Mamedov, I., Parac-Vogt, T., Logothetis, N., & Angelovski, G. (2010). Title Dinuclear Heterometallic Lanthanide Complexes Exhibiting MRI and Luminescence Response. Poster presented at 2010 World Molecular Imaging Congress (WMIC), Kyoto, Japan.


Cite as: https://hdl.handle.net/11858/00-001M-0000-0013-BE8E-5
Abstract
Heteronuclear lanthanide complexes have gained an increased level of interest recently, due to their high potential for application in various molecular imaging techniques. They appear primarily as the most rational choice for agents to be used in multimodal imaging approaches.[1-2] Namely, due to their versatile physicochemical properties, they are widely used in MRI or luminescence imaging. Several lanthanide complexes have been reported recently with the potential to be used as multimodal agents. Depending on the approach the final ligand structure contained a single chelator for the lanthanide ion, or consisted of two chelating units, consequently bearing same or different Ln3+. Following these principles, we designed and synthesized a ligand containing two different chelators where the antenna acts not only as a linker between these two chelators, but also as an integral component in one of their structures.
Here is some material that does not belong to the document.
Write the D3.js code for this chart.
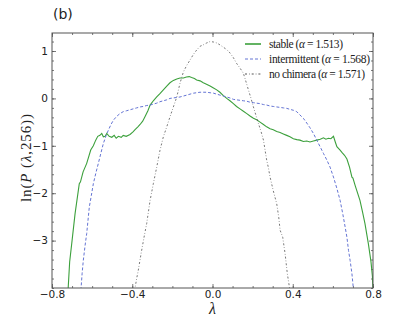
<!DOCTYPE html>
<html><head><meta charset="utf-8">
<script src="https://cdn.jsdelivr.net/npm/d3@7"></script>
<style>body{margin:0;background:#fff}svg{display:block}</style>
</head><body>
<svg id="c" width="415" height="320"></svg>
<script>
const xTicks = [-0.8, -0.4, 0.0, 0.4, 0.8];
const yTicks = [-3, -2, -1, 0, 1];
const seriesNames = ["stable (\u03b1 = 1.513)", "intermittent (\u03b1 = 1.568)", "no chimera (\u03b1 = 1.571)"];

const stable = [[-0.720,-4.05],[-0.712,-3.45],[-0.700,-3.0],[-0.685,-2.43],[-0.664,-1.80],[-0.658,-1.76],[-0.645,-1.55],[-0.627,-1.37],[-0.607,-1.09],[-0.594,-1.0],[-0.582,-0.88],[-0.572,-0.80],[-0.561,-0.78],[-0.552,-0.74],[-0.544,-0.81],[-0.535,-0.80],[-0.527,-0.74],[-0.515,-0.80],[-0.502,-0.82],[-0.490,-0.78],[-0.480,-0.84],[-0.469,-0.80],[-0.455,-0.82],[-0.445,-0.78],[-0.430,-0.80],[-0.411,-0.76],[-0.395,-0.70],[-0.386,-0.66],[-0.372,-0.60],[-0.361,-0.55],[-0.348,-0.48],[-0.336,-0.38],[-0.322,-0.26],[-0.311,-0.14],[-0.295,-0.05],[-0.278,0.03],[-0.262,0.10],[-0.245,0.18],[-0.228,0.26],[-0.212,0.33],[-0.195,0.38],[-0.178,0.41],[-0.162,0.43],[-0.145,0.43],[-0.130,0.45],[-0.116,0.46],[-0.104,0.44],[-0.090,0.42],[-0.079,0.39],[-0.062,0.37],[-0.046,0.33],[-0.030,0.30],[-0.012,0.26],[0.005,0.22],[0.021,0.18],[0.037,0.13],[0.054,0.06],[0.071,0.0],[0.087,-0.05],[0.104,-0.11],[0.120,-0.17],[0.137,-0.22],[0.154,-0.27],[0.171,-0.32],[0.187,-0.37],[0.204,-0.42],[0.220,-0.45],[0.237,-0.50],[0.254,-0.55],[0.270,-0.60],[0.287,-0.64],[0.303,-0.66],[0.320,-0.70],[0.337,-0.72],[0.353,-0.75],[0.370,-0.78],[0.386,-0.81],[0.403,-0.85],[0.420,-0.87],[0.436,-0.88],[0.453,-0.91],[0.470,-0.90],[0.486,-0.92],[0.503,-0.90],[0.520,-0.88],[0.537,-0.86],[0.553,-0.83],[0.565,-0.86],[0.578,-0.84],[0.590,-0.85],[0.603,-0.80],[0.612,-0.92],[0.620,-1.02],[0.636,-1.09],[0.645,-1.14],[0.658,-1.20],[0.670,-1.28],[0.683,-1.45],[0.695,-1.66],[0.700,-1.68],[0.712,-1.85],[0.735,-2.15],[0.748,-2.40],[0.760,-2.64],[0.777,-3.07],[0.790,-3.45],[0.797,-3.75],[0.800,-4.05]];

const intermittent = [[-0.656,-4.05],[-0.650,-3.70],[-0.644,-3.42],[-0.635,-3.10],[-0.627,-2.85],[-0.614,-2.29],[-0.604,-2.05],[-0.594,-1.80],[-0.580,-1.55],[-0.569,-1.37],[-0.556,-1.15],[-0.544,-0.95],[-0.530,-0.78],[-0.519,-0.67],[-0.506,-0.55],[-0.494,-0.46],[-0.478,-0.38],[-0.461,-0.32],[-0.445,-0.28],[-0.428,-0.26],[-0.411,-0.24],[-0.395,-0.22],[-0.378,-0.20],[-0.361,-0.18],[-0.345,-0.17],[-0.328,-0.15],[-0.311,-0.14],[-0.295,-0.12],[-0.278,-0.10],[-0.262,-0.07],[-0.245,-0.05],[-0.228,-0.03],[-0.212,0.0],[-0.195,0.01],[-0.178,0.02],[-0.162,0.03],[-0.145,0.05],[-0.128,0.07],[-0.112,0.09],[-0.095,0.11],[-0.079,0.12],[-0.062,0.13],[-0.046,0.13],[-0.029,0.13],[-0.012,0.12],[0.005,0.11],[0.021,0.09],[0.037,0.07],[0.054,0.05],[0.071,0.03],[0.087,0.01],[0.104,-0.02],[0.120,-0.03],[0.137,-0.04],[0.154,-0.05],[0.171,-0.06],[0.187,-0.08],[0.204,-0.09],[0.220,-0.10],[0.237,-0.11],[0.254,-0.13],[0.270,-0.14],[0.287,-0.16],[0.303,-0.17],[0.320,-0.18],[0.337,-0.19],[0.353,-0.20],[0.370,-0.21],[0.386,-0.23],[0.403,-0.25],[0.420,-0.28],[0.436,-0.35],[0.453,-0.42],[0.470,-0.52],[0.486,-0.62],[0.503,-0.74],[0.515,-0.84],[0.528,-0.95],[0.540,-1.05],[0.553,-1.16],[0.570,-1.30],[0.586,-1.45],[0.603,-1.66],[0.620,-1.90],[0.636,-2.15],[0.650,-2.45],[0.661,-2.71],[0.670,-2.93],[0.678,-3.21],[0.686,-3.42],[0.695,-3.70],[0.703,-4.05]];

const noChimera = [[-0.388,-4.05],[-0.378,-3.80],[-0.370,-3.63],[-0.355,-3.25],[-0.340,-2.90],[-0.328,-2.64],[-0.311,-2.15],[-0.295,-1.80],[-0.278,-1.45],[-0.262,-1.10],[-0.245,-0.81],[-0.228,-0.60],[-0.212,-0.39],[-0.195,-0.18],[-0.178,0.03],[-0.162,0.32],[-0.145,0.56],[-0.128,0.70],[-0.112,0.81],[-0.095,0.93],[-0.079,1.02],[-0.062,1.10],[-0.046,1.13],[-0.029,1.17],[-0.012,1.20],[0.005,1.19],[0.021,1.17],[0.037,1.13],[0.054,1.08],[0.071,1.03],[0.087,0.96],[0.104,0.86],[0.120,0.74],[0.137,0.64],[0.154,0.53],[0.165,0.38],[0.179,0.18],[0.192,0.0],[0.204,-0.18],[0.216,-0.35],[0.229,-0.53],[0.242,-0.70],[0.254,-0.88],[0.262,-1.09],[0.270,-1.30],[0.278,-1.45],[0.287,-1.66],[0.303,-1.95],[0.320,-2.22],[0.330,-2.50],[0.337,-2.78],[0.350,-2.93],[0.362,-3.28],[0.373,-3.70],[0.386,-4.05]];

const colors = ["#3ca03c", "#6474d4", "#555555"];
const dashes = [null, "3,2", "2,2,0.7,2"];
const widths = [1.1, 1, 0.8];
const legendWidths = [74, 101, 96];

const svg = d3.select("#c");
const L = 52, R = 373, T = 33, B = 288;
const x = d3.scaleLinear().domain([-0.8, 0.8]).range([L, R]);
const y = d3.scaleLinear().domain([-4, 1.38]).range([B, T]);

svg.append("defs").append("clipPath").attr("id","clip")
  .append("rect").attr("x",L).attr("y",T).attr("width",R-L).attr("height",B-T);

const tickFont = "'DejaVu Sans', sans-serif";
const axisColor = "#555";

const xMinor = d3.range(-8, 9).map(d => d / 10);
const yMinor = d3.range(-20, 7).map(d => d / 5).filter(v => v >= -4 && v <= 1.38);

function styleAxis(g){
  g.select(".domain").remove();
  g.selectAll(".tick line").attr("stroke", axisColor).attr("stroke-width", 0.8);
  g.selectAll(".tick text").attr("font-family", tickFont).attr("font-size", 10.5).attr("fill", "#222");
}

svg.append("g").attr("transform",`translate(0,${B})`)
  .call(d3.axisBottom(x).tickValues(xMinor).tickSize(-2).tickFormat(""))
  .call(styleAxis);
svg.append("g").attr("transform",`translate(0,${T})`)
  .call(d3.axisTop(x).tickValues(xMinor).tickSize(-2).tickFormat(""))
  .call(styleAxis);
svg.append("g").attr("transform",`translate(${L},0)`)
  .call(d3.axisLeft(y).tickValues(yMinor).tickSize(-2).tickFormat(""))
  .call(styleAxis);
svg.append("g").attr("transform",`translate(${R},0)`)
  .call(d3.axisRight(y).tickValues(yMinor).tickSize(-2).tickFormat(""))
  .call(styleAxis);

const fmtX = d => (d < 0 ? "\u2212" : "") + Math.abs(d).toFixed(1);
const fmtY = d => (d < 0 ? "\u2212" : "") + Math.abs(d);
svg.append("g").attr("transform",`translate(0,${B})`)
  .call(d3.axisBottom(x).tickValues(xTicks).tickSize(-4).tickPadding(2.5).tickFormat(fmtX))
  .call(styleAxis);
svg.append("g").attr("transform",`translate(0,${T})`)
  .call(d3.axisTop(x).tickValues(xTicks).tickSize(-4).tickFormat(""))
  .call(styleAxis);
svg.append("g").attr("transform",`translate(${L},0)`)
  .call(d3.axisLeft(y).tickValues(yTicks).tickSize(-4).tickPadding(4).tickFormat(fmtY))
  .call(styleAxis);
svg.append("g").attr("transform",`translate(${R},0)`)
  .call(d3.axisRight(y).tickValues(yTicks).tickSize(-4).tickFormat(""))
  .call(styleAxis);

const line = d3.line().x(d => x(d[0])).y(d => y(d[1]));
const plot = svg.append("g").attr("clip-path","url(#clip)");
[stable, intermittent, noChimera].forEach((s, i) => {
  plot.append("path").datum(s).attr("d", line)
    .attr("fill","none").attr("stroke", colors[i])
    .attr("stroke-width", widths[i])
    .attr("stroke-dasharray", dashes[i]);
});

svg.append("rect").attr("x",L).attr("y",T).attr("width",R-L).attr("height",B-T)
  .attr("fill","none").attr("stroke", axisColor).attr("stroke-width",1);

const serif = "'Liberation Serif', 'DejaVu Serif', serif";
const leg = svg.append("g");
seriesNames.forEach((n, i) => {
  const yy = 44 + i * 15;
  leg.append("line").attr("x1",245).attr("x2",261).attr("y1",yy).attr("y2",yy)
    .attr("stroke", colors[i]).attr("stroke-width", i === 0 ? 1.6 : 1)
    .attr("stroke-dasharray", dashes[i]);
  const t = leg.append("text").attr("x",269).attr("y",yy+3.5)
    .attr("font-family", serif).attr("font-size", 11.5).attr("fill","#222")
    .attr("textLength", legendWidths[i]).attr("lengthAdjust","spacing");
  const parts = n.split("\u03b1");
  t.append("tspan").text(parts[0]);
  t.append("tspan").attr("font-style","italic").text("\u03b1");
  t.append("tspan").text(parts[1]);
});

svg.append("text").attr("x",53).attr("y",19).attr("font-family","'DejaVu Sans', sans-serif")
  .attr("font-size",14).attr("fill","#222").text("(b)");
svg.append("text").attr("x",x(0)).attr("y",314).attr("text-anchor","middle")
  .attr("font-family", serif).attr("font-style","italic").attr("font-size",16).attr("fill","#222").text("\u03bb");
const yl = svg.append("text").attr("transform","translate(31,158) rotate(-90)").attr("text-anchor","middle")
  .attr("font-family", serif).attr("font-size",15).attr("fill","#222")
  .attr("textLength", 88).attr("lengthAdjust","spacing");
yl.append("tspan").text("ln(");
yl.append("tspan").attr("font-style","italic").text("P");
yl.append("tspan").text(" (");
yl.append("tspan").attr("font-style","italic").text("\u03bb");
yl.append("tspan").text(",256))");
</script>
</body></html>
The macrocyclic, DOTA-type moiety of this ligand forms a stable complex with Eu3+ and Gd3+ which exhibit the expected luminescence emission and relaxometric characteristics, respectively. An aryl-containing acyclic chelator 5A-PADDTA (abbreviated from 5-aminoisophthalamide diethylenediaminetetraacid) of this ligand also forms complexes with lanthanides and their existence is confirmed by the means of luminescence and NMR spectroscopy. Depending on the choice of the metal ion (Gd3+, Tb3+, Eu3+, Nd3+, Yb3+ or Er3+), the system could act as a potential dual-modal (MRI / Vis or NIR luminescence imaging) or dual-emissive (luminescence imaging at various wavelengths in Vis/NIR region) contrast agent.